In the instant case, we are confronted with far more than mere presence [674]*674during the conduct of the search. The search was not to commence until Major W’s arrival. It is clear from his actions upon his arrival that he was not fully satisfied with the basis for his original authorization. He personally sought and obtained evidence (his entry into appellant’s room to sniff the air) to bolster that which had been furnished previously. This alone violates the precept of Ezell “that obtaining information to be used as the basis for requesting authorization to search is a law-enforcement function and involvement in that information-gathering process would disqualify the commander from authorizing the search.” 6 M.J. at 319. See also United States v. Wenzel, 7 M.J. 95 (C.M.A.1979). Further, however, the commander supervised the execution of the search he had ordered, thereby placing himself squarely within the Ezell conclusion that such activities relate back in such manner as to reveal that he had been engaged in law-enforcement activities all that he had been engaged in law-enforcement activities all along.4 There is no evidence that rebuts this conclusion.
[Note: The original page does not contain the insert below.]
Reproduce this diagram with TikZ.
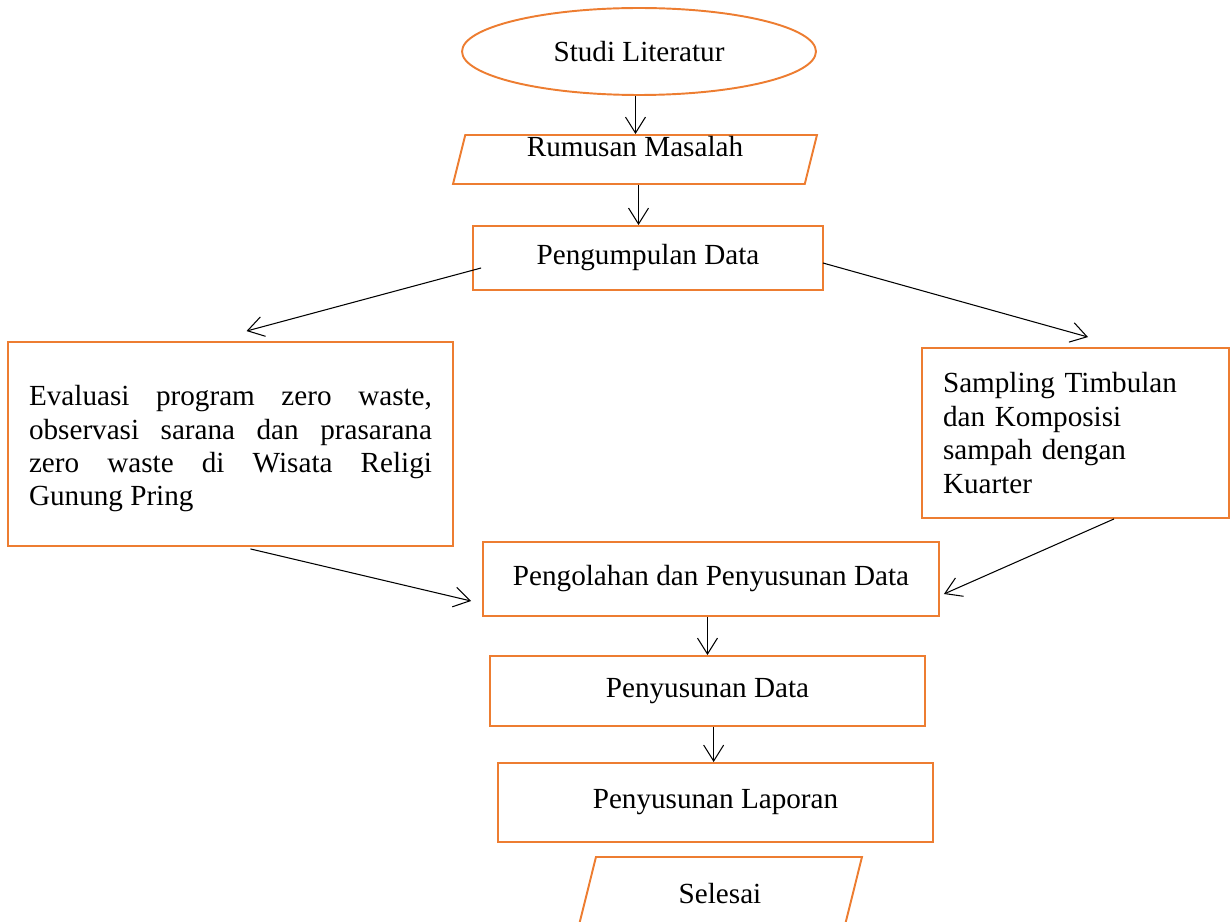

We therefore find Major W to have improperly merged the role of criminal investigator into what constitutionally should have been a purely judicial decision at the time of his authorization to search given in the barracks.5 See Lo-Ji Sales, Inc. v. New York, 442 U.S. 319, 99 S.Ct. 2319, 60 L.Ed.2d 920 (1979). Compare Heller v. New York, 413 U.S. 483, 93 S.Ct. 2789, 37 L.Ed.2d 745 (1973) (where magistrate issued a warrant at the scene but maintained purely judicial decisional role). We further find the fruits (the drug paraphernalia and the heroin) of the search conducted on 28 November 1978 to have been unlawfully seized and improperly received into evidence over [675]*675appellant’s objection.6 These items constitute the sole evidence in support of Charge I and its specification and Specification 3 of Charge II. Accordingly, we must reverse those findings of guilty, dismiss those specifications and Charge I, and reassess the sentence.
We have carefully considered appellant’s other assignments of error and find that they lack merit.
The findings of guilty of Charge I and its specification and Specification 3 of Charge II are set aside and those charges dismissed. The remaining findings of guilty are affirmed.